There will be moments when you want to quit. There will be delays. There will be financial strain. There will be misunderstandings. But labor pain is temporary, purpose is permanent.
Across the diaspora, many women are navigating multiple responsibilities while building vision. You may be raising children, supporting family members abroad, managing employment, and still nurturing your assignment.
This is where endurance becomes essential.
You cannot deliver vision casually. You must push with intention.
During labor, distractions are minimized. Conversations are limited. Focus sharpens. The same must happen when your vision is ready to emerge.
Protect your energy.
Guard your mind.
Stay aligned.

5. Delivering the Vision: Stepping Into Authority
When delivery happens, it changes everything.

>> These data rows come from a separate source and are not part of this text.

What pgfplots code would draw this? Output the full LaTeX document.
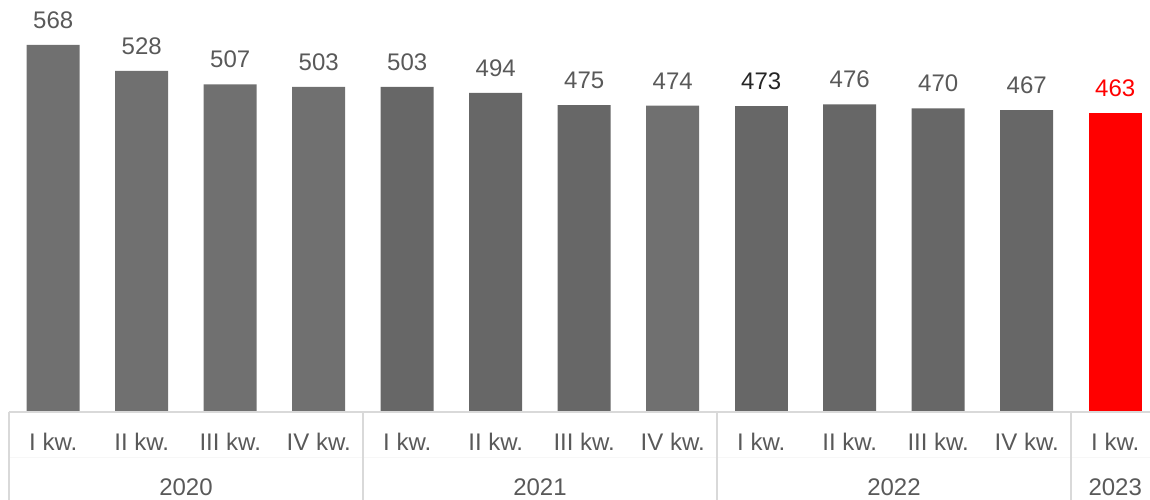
\documentclass[border=0pt]{standalone}
\usepackage{pgfplots}
\pgfplotsset{compat=1.18}
\usepackage{fontspec}
\setmainfont{Liberation Sans}
\definecolor{barA}{HTML}{707070}
\definecolor{barB}{HTML}{676767}
\definecolor{lab}{HTML}{595959}
\definecolor{labdark}{HTML}{262626}
\definecolor{sep}{HTML}{D9D9D9}
\definecolor{sepfaint}{HTML}{F7F7F7}
\newcommand{\fnt}{\fontsize{24}{28}\selectfont}
\begin{document}
\begin{tikzpicture}
\begin{axis}[
  at={(9pt,88pt)}, anchor=south west,
  scale only axis, width=1141pt, height=412pt,
  xmin=-0.5, xmax=12.393, ymin=0, ymax=637.6,
  axis line style={draw=none}, xtick=\empty, ytick=\empty,
  clip=false,
  /pgf/number format/assume math mode=true,
  ybar, bar width=53pt, bar shift=0pt,
  nodes near coords,
  every node near coord/.append style={font=\fnt, anchor=base, inner sep=0pt, yshift=16.5pt},
]
\addplot[fill=barA, draw=none, nodes near coords style={text=lab}] coordinates {(0,568) (1,528) (2,507) (3,503) (7,474)};
\addplot[fill=barB, draw=none, nodes near coords style={text=lab}] coordinates {(4,503) (5,494) (6,475) (9,476) (10,470) (11,467)};
\addplot[fill=barB, draw=none, nodes near coords style={text=labdark}] coordinates {(8,473)};
\addplot[fill=red, draw=none, nodes near coords style={text=red}] coordinates {(12,463)};
% table lines
\draw[sepfaint, line width=1pt] ([yshift=-45pt]axis cs:-0.5,0) -- ([yshift=-45pt]axis cs:12.393,0);
\draw[sep, line width=2pt] (axis cs:-0.5,0) -- (axis cs:12.393,0);
\draw[sep, line width=1.5pt] (axis cs:-0.5,0) -- ([yshift=-90pt]axis cs:-0.5,0);
\draw[sep, line width=1.5pt] (axis cs:3.5,0) -- ([yshift=-90pt]axis cs:3.5,0);
\draw[sep, line width=1.5pt] (axis cs:7.5,0) -- ([yshift=-90pt]axis cs:7.5,0);
\draw[sep, line width=1.5pt] (axis cs:11.5,0) -- ([yshift=-90pt]axis cs:11.5,0);
% tick labels
\begin{scope}[every node/.style={font=\fnt, text=lab, anchor=base, inner sep=0pt}]
\node at ([yshift=-38pt]axis cs:0,0) {I kw.};
\node at ([yshift=-38pt]axis cs:1,0) {II kw.};
\node at ([yshift=-38pt]axis cs:2,0) {III kw.};
\node at ([yshift=-38pt]axis cs:3,0) {IV kw.};
\node at ([yshift=-38pt]axis cs:4,0) {I kw.};
\node at ([yshift=-38pt]axis cs:5,0) {II kw.};
\node at ([yshift=-38pt]axis cs:6,0) {III kw.};
\node at ([yshift=-38pt]axis cs:7,0) {IV kw.};
\node at ([yshift=-38pt]axis cs:8,0) {I kw.};
\node at ([yshift=-38pt]axis cs:9,0) {II kw.};
\node at ([yshift=-38pt]axis cs:10,0) {III kw.};
\node at ([yshift=-38pt]axis cs:11,0) {IV kw.};
\node at ([yshift=-38pt]axis cs:12,0) {I kw.};
\node at ([yshift=-83pt]axis cs:1.5,0) {2020};
\node at ([yshift=-83pt]axis cs:5.5,0) {2021};
\node at ([yshift=-83pt]axis cs:9.5,0) {2022};
\node at ([yshift=-83pt]axis cs:12,0) {2023};
\end{scope}
\end{axis}
\pgfresetboundingbox
\path (0,0) rectangle (1150pt,500pt);
\end{tikzpicture}
\end{document}
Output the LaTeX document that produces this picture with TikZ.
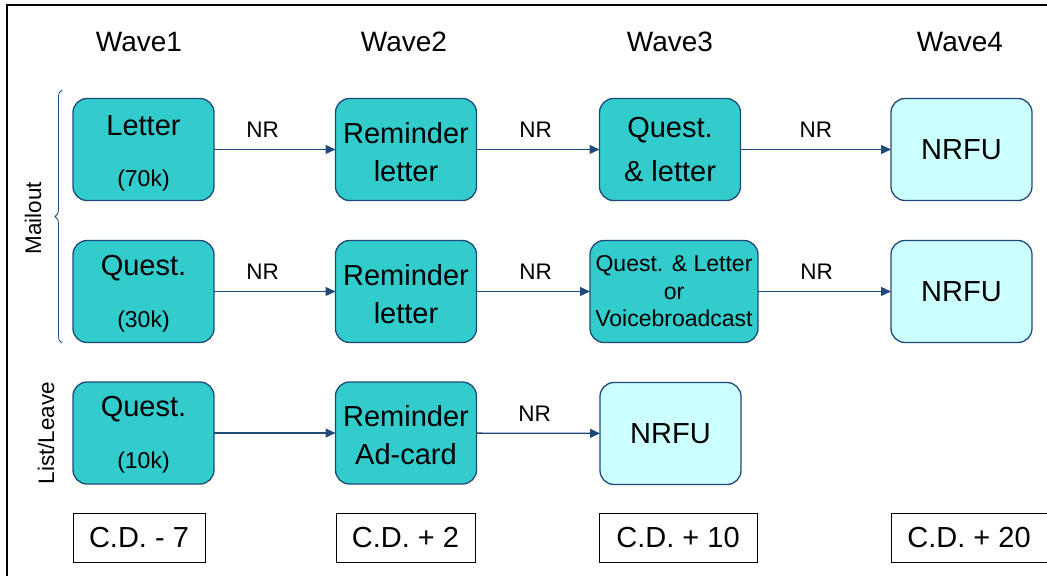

Vision that once lived internally now demands visibility. And visibility requires confidence.
Some women struggle here. They carried well. They protected well. They developed well. But when it is time to show up publicly, insecurity whispers.
Who do you think you are?
What if you fail?
What will people say?
But delivery requires boldness.
You were not chosen randomly. You were entrusted intentionally.
When you deliver your assignment:
Do not shrink to make others comfortable.
Do not apologize for your growth.
Do not minimize your impact.
Your vision is not just about you. It is about legacy.
6. Building Beyond Birth: Sustaining What You Delivered
Birth is not the end. It is the beginning.
Once vision is delivered, it must be nurtured. Businesses must be managed. Ministries must be stewarded. Platforms must be sustained.
This is where many women experience burnout. They deliver but forget to rest. They build but neglect renewal.
Sustainability requires:
Boundaries.
Delegation.
Continuous learning.
Spiritual grounding.
You cannot build effectively if you are depleted.
Return often to the source of your vision. Reconnect with God. Revisit your why. Refine your strategy. Evolution is not failure, it is wisdom.
7. A Call to the Woman Carrying
To the woman reading this in Ghana, Barbados, London, Toronto, or New York, if you feel something stirring inside you, do not ignore it.
You are not imagining it.
You are not behind.
You are not incapable.
You are carrying.
Your assignment may not look like the next woman’s. That is intentional. Diversity strengthens communities. Your voice, your background, your experience across cultures gives you perspective others do not have.
The diaspora needs healed women who build.
It needs strategic women who lead.
It needs spiritually aligned women who dare to deliver.
You were not called to simply survive history.
You were called to shape the future.
Carry the vision with honor.
Protect it with wisdom.
Develop it with strategy.
Deliver it with authority.
Because when a woman births what heaven placed inside her, generations shift.
And the world makes room for what she carried faithfully.